* Goal: Count how many lines in this material contain "with". The answer is that number alone.

* Exercise data:
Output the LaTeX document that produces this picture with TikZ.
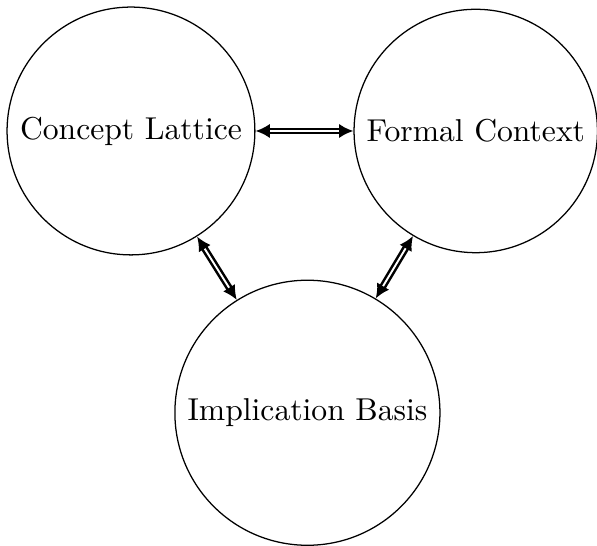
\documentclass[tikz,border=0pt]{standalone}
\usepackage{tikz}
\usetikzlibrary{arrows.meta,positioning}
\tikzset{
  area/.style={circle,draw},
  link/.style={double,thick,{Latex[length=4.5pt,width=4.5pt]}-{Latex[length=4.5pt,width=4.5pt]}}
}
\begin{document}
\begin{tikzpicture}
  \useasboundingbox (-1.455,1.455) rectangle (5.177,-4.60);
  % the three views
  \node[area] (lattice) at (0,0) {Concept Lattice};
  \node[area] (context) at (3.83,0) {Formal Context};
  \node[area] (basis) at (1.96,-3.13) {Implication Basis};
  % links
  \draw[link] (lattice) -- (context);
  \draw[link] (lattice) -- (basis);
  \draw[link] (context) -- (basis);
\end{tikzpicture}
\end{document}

---

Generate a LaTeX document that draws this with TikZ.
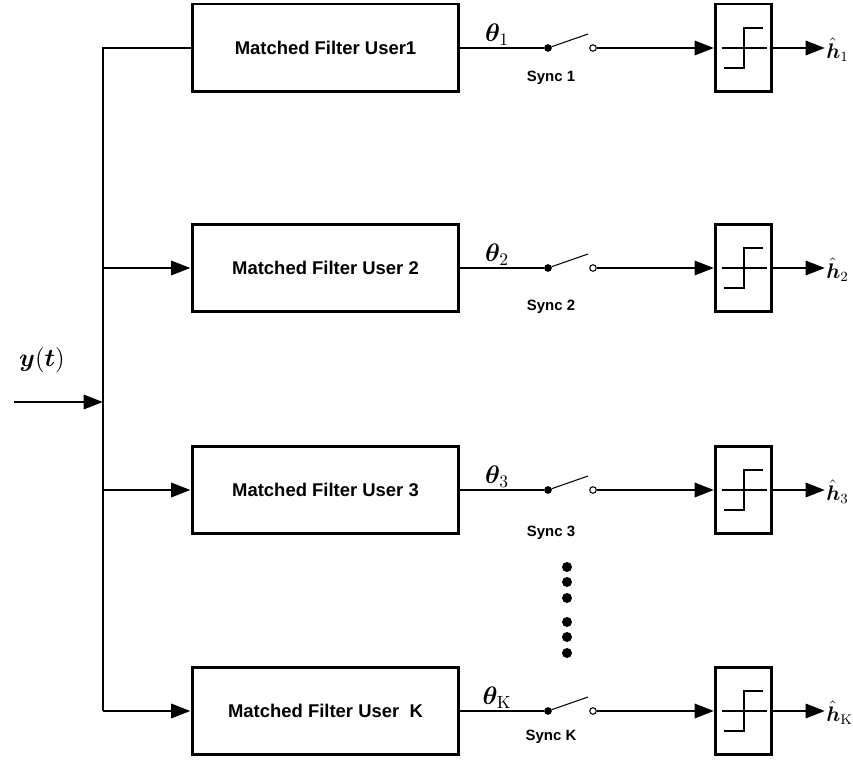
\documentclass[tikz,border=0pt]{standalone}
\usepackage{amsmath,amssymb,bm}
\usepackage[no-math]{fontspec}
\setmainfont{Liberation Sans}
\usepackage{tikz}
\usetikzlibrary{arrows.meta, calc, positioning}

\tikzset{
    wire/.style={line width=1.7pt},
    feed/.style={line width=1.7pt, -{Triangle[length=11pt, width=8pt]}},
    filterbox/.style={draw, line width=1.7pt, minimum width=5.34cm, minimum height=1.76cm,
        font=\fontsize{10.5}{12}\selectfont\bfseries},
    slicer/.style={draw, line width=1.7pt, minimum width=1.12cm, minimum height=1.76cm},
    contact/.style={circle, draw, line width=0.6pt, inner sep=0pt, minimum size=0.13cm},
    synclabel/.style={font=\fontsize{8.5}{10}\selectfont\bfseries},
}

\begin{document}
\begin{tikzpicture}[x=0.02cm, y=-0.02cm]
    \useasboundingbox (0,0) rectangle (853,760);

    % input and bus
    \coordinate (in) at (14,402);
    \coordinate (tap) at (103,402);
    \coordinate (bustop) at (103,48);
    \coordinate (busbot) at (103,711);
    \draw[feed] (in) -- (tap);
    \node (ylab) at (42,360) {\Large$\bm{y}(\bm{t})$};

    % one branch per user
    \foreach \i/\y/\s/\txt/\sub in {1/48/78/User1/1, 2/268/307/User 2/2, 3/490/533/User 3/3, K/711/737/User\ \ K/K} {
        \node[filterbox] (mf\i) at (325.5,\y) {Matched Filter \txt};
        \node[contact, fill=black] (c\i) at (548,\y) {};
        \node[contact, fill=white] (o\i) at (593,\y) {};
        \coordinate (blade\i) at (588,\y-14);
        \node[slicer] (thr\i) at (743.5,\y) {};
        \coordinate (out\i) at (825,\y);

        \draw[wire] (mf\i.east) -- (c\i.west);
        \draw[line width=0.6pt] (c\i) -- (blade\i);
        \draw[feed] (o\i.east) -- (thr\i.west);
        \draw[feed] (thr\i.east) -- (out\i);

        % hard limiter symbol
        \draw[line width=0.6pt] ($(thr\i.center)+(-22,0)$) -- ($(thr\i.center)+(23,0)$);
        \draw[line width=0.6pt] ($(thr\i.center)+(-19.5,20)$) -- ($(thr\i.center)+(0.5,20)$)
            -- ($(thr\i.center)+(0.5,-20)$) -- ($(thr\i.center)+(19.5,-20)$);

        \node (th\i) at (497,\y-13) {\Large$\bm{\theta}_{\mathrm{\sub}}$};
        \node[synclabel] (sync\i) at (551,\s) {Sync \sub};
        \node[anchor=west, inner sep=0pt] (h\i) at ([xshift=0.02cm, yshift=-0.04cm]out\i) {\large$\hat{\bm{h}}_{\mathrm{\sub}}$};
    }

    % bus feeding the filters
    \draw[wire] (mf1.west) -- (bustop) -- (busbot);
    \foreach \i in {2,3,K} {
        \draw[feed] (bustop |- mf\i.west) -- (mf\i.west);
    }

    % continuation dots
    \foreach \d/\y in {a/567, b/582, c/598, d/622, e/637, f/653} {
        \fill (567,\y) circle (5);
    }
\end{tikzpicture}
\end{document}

---

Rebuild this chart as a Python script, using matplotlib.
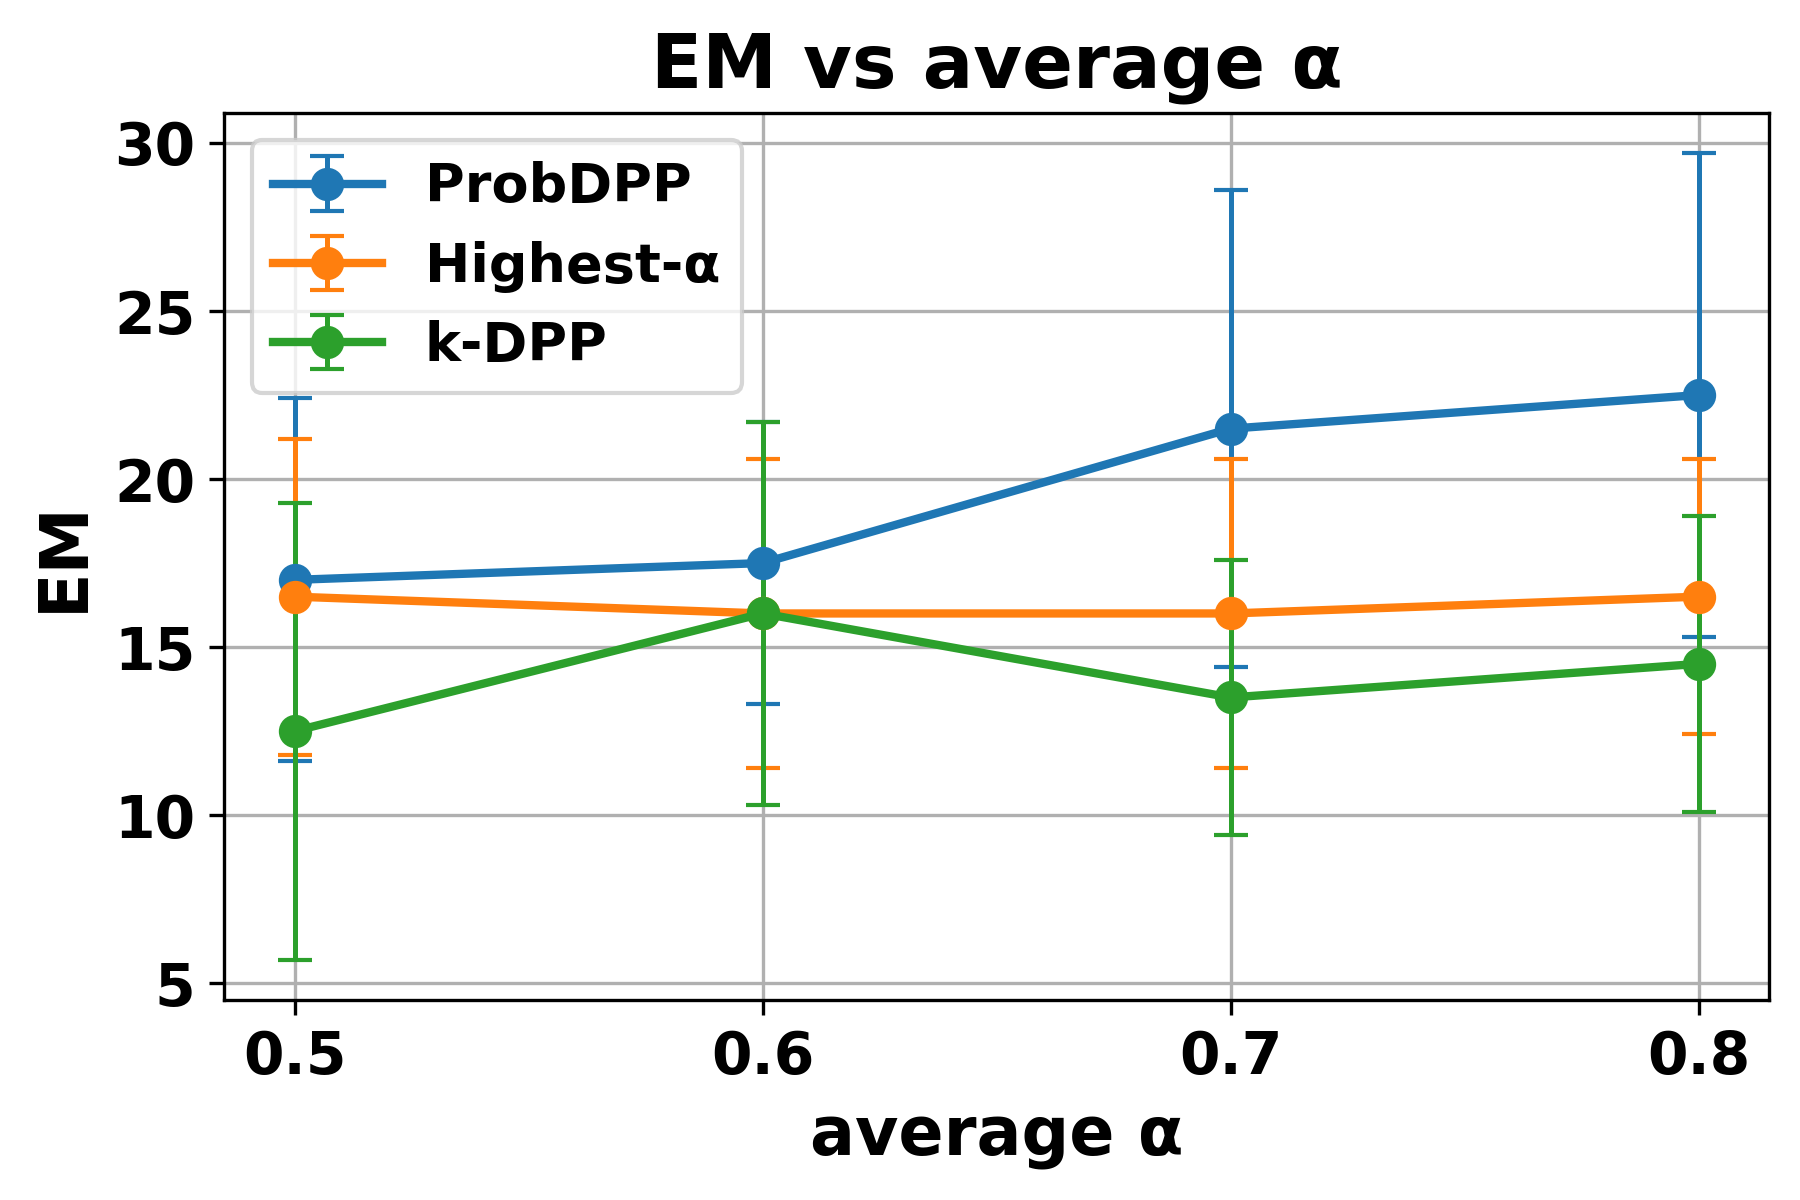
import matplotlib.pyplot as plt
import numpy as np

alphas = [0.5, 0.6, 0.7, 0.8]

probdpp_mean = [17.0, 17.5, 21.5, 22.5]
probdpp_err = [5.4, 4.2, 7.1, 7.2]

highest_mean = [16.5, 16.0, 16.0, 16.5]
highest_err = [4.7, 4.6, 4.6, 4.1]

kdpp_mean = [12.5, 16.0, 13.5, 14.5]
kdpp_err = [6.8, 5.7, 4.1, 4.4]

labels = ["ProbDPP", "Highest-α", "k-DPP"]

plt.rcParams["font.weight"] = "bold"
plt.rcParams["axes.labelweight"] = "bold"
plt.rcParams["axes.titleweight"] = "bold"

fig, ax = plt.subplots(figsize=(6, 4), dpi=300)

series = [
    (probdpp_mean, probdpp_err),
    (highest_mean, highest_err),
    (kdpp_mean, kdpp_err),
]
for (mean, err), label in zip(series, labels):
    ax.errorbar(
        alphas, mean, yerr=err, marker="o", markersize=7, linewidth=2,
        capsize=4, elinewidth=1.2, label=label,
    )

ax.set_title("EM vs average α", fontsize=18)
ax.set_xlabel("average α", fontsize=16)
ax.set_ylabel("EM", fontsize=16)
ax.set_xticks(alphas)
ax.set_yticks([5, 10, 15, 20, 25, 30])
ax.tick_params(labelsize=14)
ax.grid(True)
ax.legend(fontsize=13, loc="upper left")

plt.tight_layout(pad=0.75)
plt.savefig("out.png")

* The response: 2